IRS quoted and traded higher steadily until things calmed down towards
the end of the day and more keen IRS receivers appeared. The 1y was dealt at
4.02-4.05%, 3y at 4.15%, 4y at 4.18%, and 5y at 4.30% then lower at 4.28%.
Basis continued to be quoted wider but no trades were done. 3M KLIBOR remained
at 3.70%.
PDS market was pretty much muted. Short dated high quality papers were
picked up; Danga 16s widened 3bps with MYR45m traded. At the belly, MACB 22s
traded 1bp tighter at 4.58%. Long dated AA names were also sought after. TBEI
15-17y papers generally traded in range, while SEB 29s traded 3bps tighter due
to strong bids. The GG and AAA spaces have seen a lack of activity due to
narrowing credit spreads but given the lack of supply year-to-date, we may see
a return in buying interest if benchmark yields see a correction.
Singapore
SGS got sold off massively towards the end of day and yields ended
5-6bps higher from the 5y SGS onwards. SGD IRS curve also moved higher, up by
3-7bps.
China’s rate cuts failed to revive the weak Asian credit space.
Liquidity remained thin as China equity market’s performance continue to
sideline most investors. Sovereigns mostly unchanged to 0.50pts lower, with
small volumes.
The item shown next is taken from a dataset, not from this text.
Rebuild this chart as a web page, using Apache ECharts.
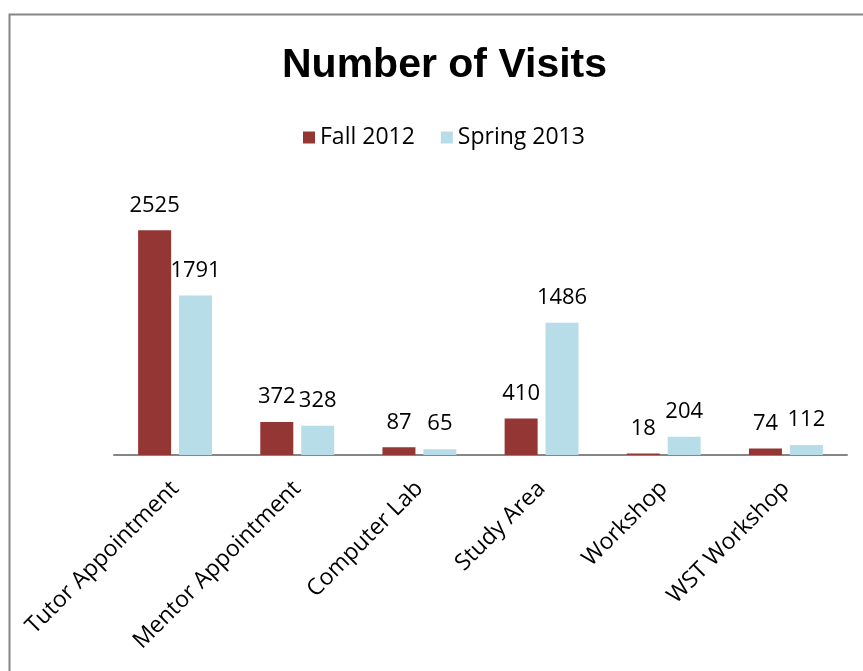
<!DOCTYPE html>
<html><head><meta charset="utf-8">
<script src="https://cdn.jsdelivr.net/npm/echarts@6/dist/echarts.min.js"></script>
<style>html,body{margin:0;padding:0;background:#fff}#c{width:863px;height:671px}</style>
</head><body><div id="c"></div>
<script>
const categories = ['Tutor Appointment','Mentor Appointment','Computer Lab','Study Area','Workshop','WST Workshop'];
const fall2012 = [2525, 372, 87, 410, 18, 74];
const spring2013 = [1791, 328, 65, 1486, 204, 112];
const seriesNames = ['Fall 2012','Spring 2013'];
const FONT = '"Open Sans", "Noto Sans", sans-serif';
const chart = echarts.init(document.getElementById('c'));
const lbl = {show:true, position:'top', distance:14, color:'#000', fontSize:22, fontFamily:FONT};
chart.setOption({
  animation:false,
  graphic:[{type:'rect', left:7, top:12, shape:{width:900, height:700}, style:{fill:'none', stroke:'#868686', lineWidth:2}}],
  title:{text:'Number of Visits', left:277, top:40, textStyle:{fontSize:41, fontWeight:'bold', color:'#000', fontFamily:'"Liberation Sans", Arial, sans-serif'}},
  legend:{data:seriesNames, top:121, left:298, itemWidth:12, itemHeight:12, itemGap:26, icon:'rect', textStyle:{fontSize:23, color:'#000', fontFamily:FONT}},
  grid:{left:114, right:16, top:188, bottom:216, containLabel:false},
  xAxis:{type:'category', data:categories, axisLine:{lineStyle:{color:'#868686', width:2}}, axisTick:{show:false},
    axisLabel:{rotate:45, interval:0, fontSize:23, color:'#000', fontFamily:FONT, margin:30}},
  yAxis:{type:'value', min:0, max:3000, show:false, splitLine:{show:false}},
  series:[
    {name:seriesNames[0], type:'bar', data:fall2012, barWidth:33, barGap:'24%', itemStyle:{color:'#943634'}, label:lbl},
    {name:seriesNames[1], type:'bar', data:spring2013, barWidth:33, itemStyle:{color:'#B7DDE8'}, label:lbl}
  ]
});
</script></body></html>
The IG space widened 5-10bps with bids remaining defensive. Some
bottom fishing seen on property names Vanke, Cogard, and Evergrande. Indian
names remained firm, trading flat to higher.
Indonesia
Indonesia bond market closed with a slight loss. Bond market across the
Asia region was seen booking losses as well. Pressure to the LCY bond market
occurs mainly from concern of China economy growth while domestic currency
depreciation was seen just slightly adding the pressure. Price volatility was
relatively tight and was seen moving sideways during the day. 5-yr, 15-yr, 10-yr,
15-yr and 20-yr benchmark series yield stood at 8.628%, 8.9300%, 9.176% and
9.278% while 2y yield shifts down to 8.097%. Trading volume at secondary market
was seen moderate at government segments amounting Rp13,470 bn with FR0070 as
the most tradable bond. FR0070 total trading volume amounting Rp2,469 bn with
75x transaction frequency and closed at 96.720 yielding 8.930%.
Corporate bond trading traded heavy amounting Rp1,908 bn. BEXI01BCN3
(Shelf registration I Indonesia Eximbank Phase III Year 2013; B serial bond;
Rating: idAAA) was the top actively traded corporate bond with total trading
volume amounted Rp870 bn yielding 8.237%.